UNI’s Interpreter Theatre displayed four installations presenting important social topics.

EMMA KOEHLER, Managing Editor

UNI Interpreters Theatre was set up in Lang Hall for the evening of April 27 to showcase four student-driven installations of interactive media, props of items and human actors, statistics and interactive performances. These installations presented four startling statistics that aim to present the issues as if participants were dealing with it first-hand. 

Along with sexual assault, other installations presented topics of climate change, human trafficking and gun related suicide.

Interpreters Theatre Director and Communication and Media Professor Joshua Hamzehee recalls acknowledging all of the deaths related to COVID-19 since the beginning of the pandemic and recognizing other recent social changes that have become topics of conversation.

He also realized the importance of a live performance as well as utilizing the performance space available to the Interpreters Theatre. The brainstorming was opened up to his students, where they were able to choose topics and statistics they felt they needed to share. 

“I wanted us to help put a face and context to these numbers that seem overwhelming while also allowing the audience to come up with their own interpretations,” he said. 

The sexual assault installation involved the interpretation of a sitcom setting with a sofa and old-style countdown timer projected onto a wall. The timer is set to 73 seconds, as every 73 seconds is the time between how often sexual assault occurs in America. The actors in the performance all laugh in unison to represent the role of bystanders in these situations.

Parker Schnell, one actor in the performance and a sophomore majoring in communications, explained that the entire installation speaks for the way actors in media play a role of advancing onto other actors or showcasing characteristics of sexual assault within a plot line but all for the purpose of comedy. 

Following the sexual assault installation, participants could jump into the path and track a hurricane while holding a cold piece of ice. Within the spiral track of the hurricane was shocking statistics of climate change. As participants followed the spiral, they felt the shock of holding the cold ice and reading of the current fate of the world. 

In reference to recent laws and concerns, another topic expressed the issue of gun-related suicide. Within the installation, nets were hung from the ceiling that held statistics, faces of those impacted by gun-related suicide and quotes.

The nets framed a heightened walkway that led to a mirror at the end to put the participant in the perspective of a victim who faced gun-related suicide.

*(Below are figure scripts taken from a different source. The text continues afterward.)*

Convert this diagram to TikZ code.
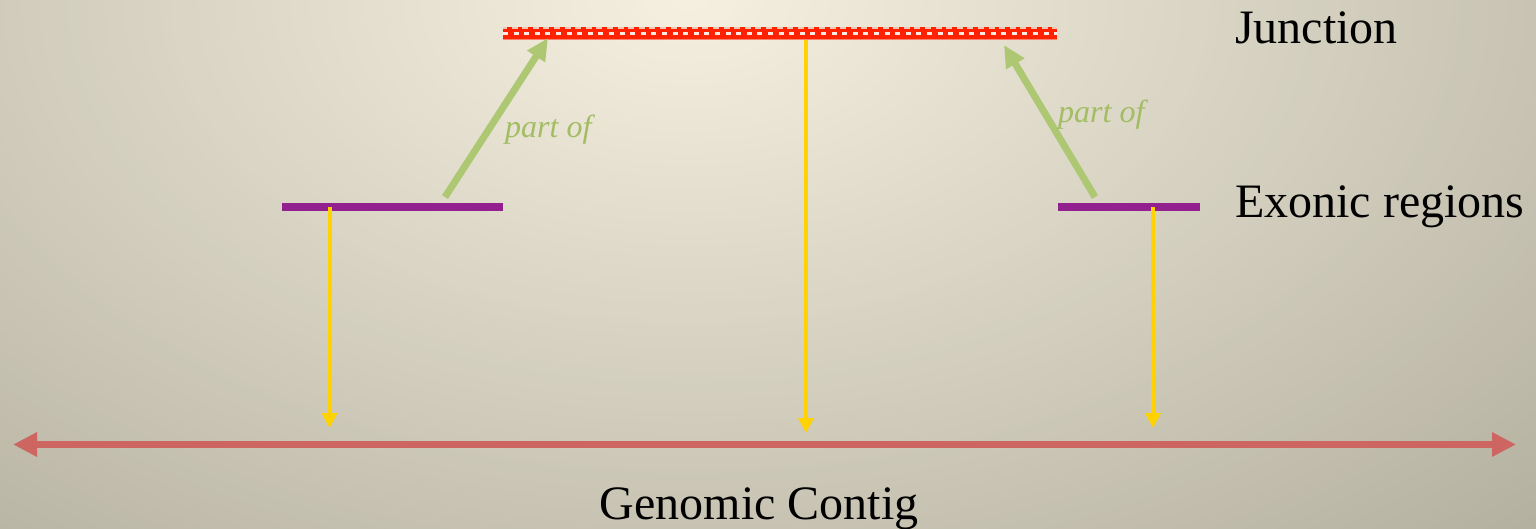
\documentclass[tikz,border=0pt]{standalone}
\usepackage{fontspec}
\setmainfont{Liberation Serif}
\usetikzlibrary{arrows.meta}
\definecolor{bgin}{HTML}{F5F0E0}
\definecolor{bgout}{HTML}{B0AC9B}
\definecolor{exonc}{HTML}{93208F}
\definecolor{goldc}{HTML}{FFD200}
\definecolor{contigc}{HTML}{CD6560}
\definecolor{juncc}{HTML}{FF2200}
\definecolor{jpink}{HTML}{F2C4B4}
\definecolor{partc}{HTML}{ADC772}
\definecolor{ptext}{HTML}{A2BD63}
\begin{document}
\begin{tikzpicture}[x=1pt,y=-1pt,
  exonbar/.style={line width=8pt, draw=exonc},
  yarrow/.style={draw=goldc, line width=4pt, -{Triangle[length=15pt,width=15pt]}},
  garrow/.style={draw=partc, line width=7pt, -{Triangle[length=22pt,width=20pt]}},
  lbl/.style={font=\fontsize{48}{52}\selectfont, text=black, inner sep=0pt},
  plbl/.style={font=\fontsize{32}{36}\selectfont\itshape, text=ptext, inner sep=0pt}]
% background: elliptical gradient built from concentric ellipses
\fill[bgout] (0,0) rectangle (1536,528);
\begin{scope}
\clip (0,0) rectangle (1536,528);
\foreach \i in {140,139,...,1}{
  \pgfmathsetmacro{\p}{\i*0.714286}
  \pgfmathsetmacro{\rx}{\i*9.28571}
  \pgfmathsetmacro{\ry}{\i*5.71429}
  \fill[bgout!\p!bgin] (690,0) ellipse [x radius=\rx, y radius=\ry];
}
\end{scope}
\useasboundingbox (0,0) rectangle (1536,528);
% coordinates
\coordinate (jL) at (503,33.5);
\coordinate (jR) at (1057,33.5);
\coordinate (jC) at (806,34);
\coordinate (eL1) at (282,207.3);
\coordinate (eL2) at (503,207.3);
\coordinate (eR1) at (1058,207.3);
\coordinate (eR2) at (1200,207.3);
\coordinate (ydL0) at (329.5,207.3);
\coordinate (ydL1) at (329.5,428);
\coordinate (ydC1) at (806,433);
\coordinate (ydR0) at (1153,207.3);
\coordinate (ydR1) at (1153,428);
\coordinate (gL0) at (445,197);
\coordinate (gL1) at (548,38);
\coordinate (gR0) at (1095,197);
\coordinate (gR1) at (1004,45);
\coordinate (cL) at (13,444.5);
\coordinate (cR) at (1516,444.5);
% genomic contig
\draw[draw=contigc, line width=7.5pt, {Triangle[length=24pt,width=23pt]}-{Triangle[length=24pt,width=23pt]}] (cL) -- (cR);
% center yellow arrow
\draw[yarrow] (jC) -- (ydC1);
% junction bar
\draw[line width=13pt, draw=juncc] (jL) -- (jR);
\draw[line width=2pt, draw=jpink, dash pattern=on 6pt off 4.6pt, dash phase=2pt] ([yshift=5.5pt]jL) -- ([yshift=5.5pt]jR);
\draw[line width=2.5pt, draw=white, opacity=.9, dash pattern=on 5pt off 5.6pt] (jL) -- (jR);
\draw[line width=1pt, draw=jpink, opacity=.6] ([yshift=-6pt]jL) -- ([yshift=-6pt]jR);
% exonic bars
\draw[exonbar] (eL1) -- (eL2);
\draw[exonbar] (eR1) -- (eR2);
% yellow arrows from exons
\draw[yarrow] (ydL0) -- (ydL1);
\draw[yarrow] (ydR0) -- (ydR1);
% part-of arrows
\draw[garrow] (gL0) -- (gL1);
\draw[garrow] (gR0) -- (gR1);
% labels
\node[lbl, anchor=base west] (junc) at (1235,43) {Junction};
\node[lbl, anchor=base west] (exon) at (1235,217) {Exonic regions};
\node[lbl, anchor=base] (contig) at (759,519) {Genomic Contig};
\node[plbl, anchor=base west] (p1) at (505,137) {part of};
\node[plbl, anchor=base west] (p2) at (1058,122) {part of};
\end{tikzpicture}
\end{document}
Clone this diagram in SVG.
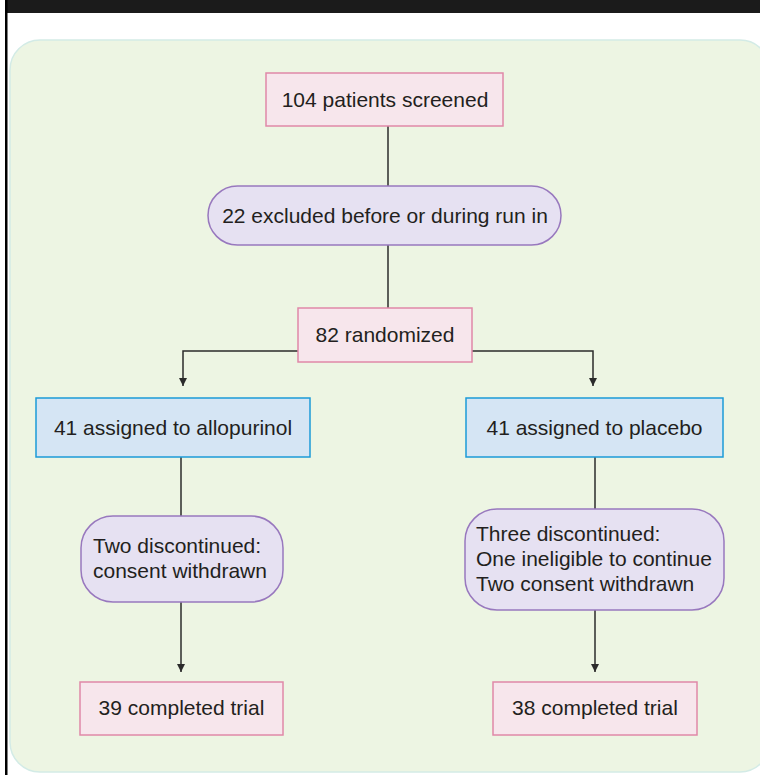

A projector casted the entire installation with the glow of a timer representing the statistic of a gun-related suicide happening every 11 minutes. 

“We wanted to focus on guns and what it means by making guns so available to people and the consequence of that,” explained Patten Tody, a senior majoring in communications with a minor in family services who contributed to the gun-related suicide installation. “Once you pull the trigger, you can’t un-pull it. You’re gone, you’re gone.”

The other installation utilizing live actors was the topic of human trafficking. Three actors were placed within other props and statistics illuminating the dangers and horrific stories of individuals who had been trafficked.

Within eerie colored lights, one actor represented a child hidden in a corner holding a stuffed animal and shaking with fear. Another held a mirror that read the words “Help me.” The last was laying on a bench with words associated with human trafficking and organ trafficking written across her bare stomach and thighs while her hand was held to her neck. 

The event was set up as a socially-distanced museum walk but with live features.

Attendees could freely move from installation to installation and interact with live visuals and actors to become fully immersed in the topic. 

“Because of (COVID-19), I was a little uncertain in what our attendance would be,” said Hamzehee. “I was hoping for about 40 people over that two-and-a-half hour period, and we almost doubled that, proving there is a need and desire in the Cedar Valley for experimental performance and experiences about social, political and urgent topics that we often relegate to numbers on a page or a politician’s mouth.”